[Rows from a dataset of charts and code]

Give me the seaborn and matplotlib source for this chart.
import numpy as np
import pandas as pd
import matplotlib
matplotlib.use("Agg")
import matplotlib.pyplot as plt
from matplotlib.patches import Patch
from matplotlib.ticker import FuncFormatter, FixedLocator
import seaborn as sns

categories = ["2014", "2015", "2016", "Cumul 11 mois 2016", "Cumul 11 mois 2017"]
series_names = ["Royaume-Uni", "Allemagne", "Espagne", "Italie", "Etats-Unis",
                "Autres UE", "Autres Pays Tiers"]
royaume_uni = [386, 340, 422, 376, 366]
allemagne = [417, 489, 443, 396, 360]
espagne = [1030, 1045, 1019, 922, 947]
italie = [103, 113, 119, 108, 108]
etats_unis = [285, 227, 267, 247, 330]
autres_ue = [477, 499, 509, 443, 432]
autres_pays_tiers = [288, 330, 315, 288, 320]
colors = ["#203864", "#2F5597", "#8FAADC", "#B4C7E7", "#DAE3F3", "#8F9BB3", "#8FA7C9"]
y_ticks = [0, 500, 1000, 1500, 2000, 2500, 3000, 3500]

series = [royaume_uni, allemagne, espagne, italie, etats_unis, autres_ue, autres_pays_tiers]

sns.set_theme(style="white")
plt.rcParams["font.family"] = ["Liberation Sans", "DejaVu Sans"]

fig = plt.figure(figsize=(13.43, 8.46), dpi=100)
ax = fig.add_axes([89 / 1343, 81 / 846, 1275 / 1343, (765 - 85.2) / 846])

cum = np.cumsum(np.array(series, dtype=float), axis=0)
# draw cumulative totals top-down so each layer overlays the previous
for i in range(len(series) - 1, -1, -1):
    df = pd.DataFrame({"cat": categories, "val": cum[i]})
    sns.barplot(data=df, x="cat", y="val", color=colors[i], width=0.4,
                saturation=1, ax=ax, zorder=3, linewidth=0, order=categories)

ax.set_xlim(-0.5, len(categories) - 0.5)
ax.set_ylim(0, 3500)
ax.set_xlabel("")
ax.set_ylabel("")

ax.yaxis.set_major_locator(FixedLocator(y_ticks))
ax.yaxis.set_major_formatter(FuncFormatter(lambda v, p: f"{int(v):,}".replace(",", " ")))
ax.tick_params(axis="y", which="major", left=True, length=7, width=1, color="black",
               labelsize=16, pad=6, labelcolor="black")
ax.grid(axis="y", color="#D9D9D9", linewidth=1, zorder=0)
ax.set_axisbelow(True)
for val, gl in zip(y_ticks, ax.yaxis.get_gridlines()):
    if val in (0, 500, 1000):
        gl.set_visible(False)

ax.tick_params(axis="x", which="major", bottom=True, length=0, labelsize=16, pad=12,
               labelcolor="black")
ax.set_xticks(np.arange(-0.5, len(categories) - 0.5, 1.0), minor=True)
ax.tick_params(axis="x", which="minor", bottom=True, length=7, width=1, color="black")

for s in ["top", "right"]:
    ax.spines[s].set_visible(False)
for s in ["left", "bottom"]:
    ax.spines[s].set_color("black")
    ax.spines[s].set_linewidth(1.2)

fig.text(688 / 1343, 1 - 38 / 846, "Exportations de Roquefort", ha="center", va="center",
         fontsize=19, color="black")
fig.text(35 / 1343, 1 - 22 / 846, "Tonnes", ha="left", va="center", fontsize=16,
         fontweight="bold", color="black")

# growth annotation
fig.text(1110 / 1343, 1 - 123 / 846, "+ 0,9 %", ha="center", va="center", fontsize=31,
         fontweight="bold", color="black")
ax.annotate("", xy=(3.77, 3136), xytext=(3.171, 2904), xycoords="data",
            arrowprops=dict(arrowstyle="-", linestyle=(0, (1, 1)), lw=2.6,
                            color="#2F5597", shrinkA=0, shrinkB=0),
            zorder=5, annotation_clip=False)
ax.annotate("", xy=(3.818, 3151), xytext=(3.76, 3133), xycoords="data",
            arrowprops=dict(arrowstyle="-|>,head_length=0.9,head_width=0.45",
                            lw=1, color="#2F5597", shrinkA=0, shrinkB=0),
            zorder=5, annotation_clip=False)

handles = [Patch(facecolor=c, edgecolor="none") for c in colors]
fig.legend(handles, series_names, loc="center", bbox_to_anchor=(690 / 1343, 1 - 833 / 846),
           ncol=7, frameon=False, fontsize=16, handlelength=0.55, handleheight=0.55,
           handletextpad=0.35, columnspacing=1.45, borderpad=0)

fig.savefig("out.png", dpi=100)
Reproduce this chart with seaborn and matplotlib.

> _YOUR TASK_
Retype the whole listing above exactly.

> _PROBLEM SOLUTION_
Give me the seaborn and matplotlib source for this chart.
import numpy as np
import pandas as pd
import matplotlib
matplotlib.use("Agg")
import matplotlib.pyplot as plt
from matplotlib.patches import Patch
from matplotlib.ticker import FuncFormatter, FixedLocator
import seaborn as sns

categories = ["2014", "2015", "2016", "Cumul 11 mois 2016", "Cumul 11 mois 2017"]
series_names = ["Royaume-Uni", "Allemagne", "Espagne", "Italie", "Etats-Unis",
                "Autres UE", "Autres Pays Tiers"]
royaume_uni = [386, 340, 422, 376, 366]
allemagne = [417, 489, 443, 396, 360]
espagne = [1030, 1045, 1019, 922, 947]
italie = [103, 113, 119, 108, 108]
etats_unis = [285, 227, 267, 247, 330]
autres_ue = [477, 499, 509, 443, 432]
autres_pays_tiers = [288, 330, 315, 288, 320]
colors = ["#203864", "#2F5597", "#8FAADC", "#B4C7E7", "#DAE3F3", "#8F9BB3", "#8FA7C9"]
y_ticks = [0, 500, 1000, 1500, 2000, 2500, 3000, 3500]

series = [royaume_uni, allemagne, espagne, italie, etats_unis, autres_ue, autres_pays_tiers]

sns.set_theme(style="white")
plt.rcParams["font.family"] = ["Liberation Sans", "DejaVu Sans"]

fig = plt.figure(figsize=(13.43, 8.46), dpi=100)
ax = fig.add_axes([89 / 1343, 81 / 846, 1275 / 1343, (765 - 85.2) / 846])

cum = np.cumsum(np.array(series, dtype=float), axis=0)
# draw cumulative totals top-down so each layer overlays the previous
for i in range(len(series) - 1, -1, -1):
    df = pd.DataFrame({"cat": categories, "val": cum[i]})
    sns.barplot(data=df, x="cat", y="val", color=colors[i], width=0.4,
                saturation=1, ax=ax, zorder=3, linewidth=0, order=categories)

ax.set_xlim(-0.5, len(categories) - 0.5)
ax.set_ylim(0, 3500)
ax.set_xlabel("")
ax.set_ylabel("")

ax.yaxis.set_major_locator(FixedLocator(y_ticks))
ax.yaxis.set_major_formatter(FuncFormatter(lambda v, p: f"{int(v):,}".replace(",", " ")))
ax.tick_params(axis="y", which="major", left=True, length=7, width=1, color="black",
               labelsize=16, pad=6, labelcolor="black")
ax.grid(axis="y", color="#D9D9D9", linewidth=1, zorder=0)
ax.set_axisbelow(True)
for val, gl in zip(y_ticks, ax.yaxis.get_gridlines()):
    if val in (0, 500, 1000):
        gl.set_visible(False)

ax.tick_params(axis="x", which="major", bottom=True, length=0, labelsize=16, pad=12,
               labelcolor="black")
ax.set_xticks(np.arange(-0.5, len(categories) - 0.5, 1.0), minor=True)
ax.tick_params(axis="x", which="minor", bottom=True, length=7, width=1, color="black")

for s in ["top", "right"]:
    ax.spines[s].set_visible(False)
for s in ["left", "bottom"]:
    ax.spines[s].set_color("black")
    ax.spines[s].set_linewidth(1.2)

fig.text(688 / 1343, 1 - 38 / 846, "Exportations de Roquefort", ha="center", va="center",
         fontsize=19, color="black")
fig.text(35 / 1343, 1 - 22 / 846, "Tonnes", ha="left", va="center", fontsize=16,
         fontweight="bold", color="black")

# growth annotation
fig.text(1110 / 1343, 1 - 123 / 846, "+ 0,9 %", ha="center", va="center", fontsize=31,
         fontweight="bold", color="black")
ax.annotate("", xy=(3.77, 3136), xytext=(3.171, 2904), xycoords="data",
            arrowprops=dict(arrowstyle="-", linestyle=(0, (1, 1)), lw=2.6,
                            color="#2F5597", shrinkA=0, shrinkB=0),
            zorder=5, annotation_clip=False)
ax.annotate("", xy=(3.818, 3151), xytext=(3.76, 3133), xycoords="data",
            arrowprops=dict(arrowstyle="-|>,head_length=0.9,head_width=0.45",
                            lw=1, color="#2F5597", shrinkA=0, shrinkB=0),
            zorder=5, annotation_clip=False)

handles = [Patch(facecolor=c, edgecolor="none") for c in colors]
fig.legend(handles, series_names, loc="center", bbox_to_anchor=(690 / 1343, 1 - 833 / 846),
           ncol=7, frameon=False, fontsize=16, handlelength=0.55, handleheight=0.55,
           handletextpad=0.35, columnspacing=1.45, borderpad=0)

fig.savefig("out.png", dpi=100)
Reproduce this chart with seaborn and matplotlib.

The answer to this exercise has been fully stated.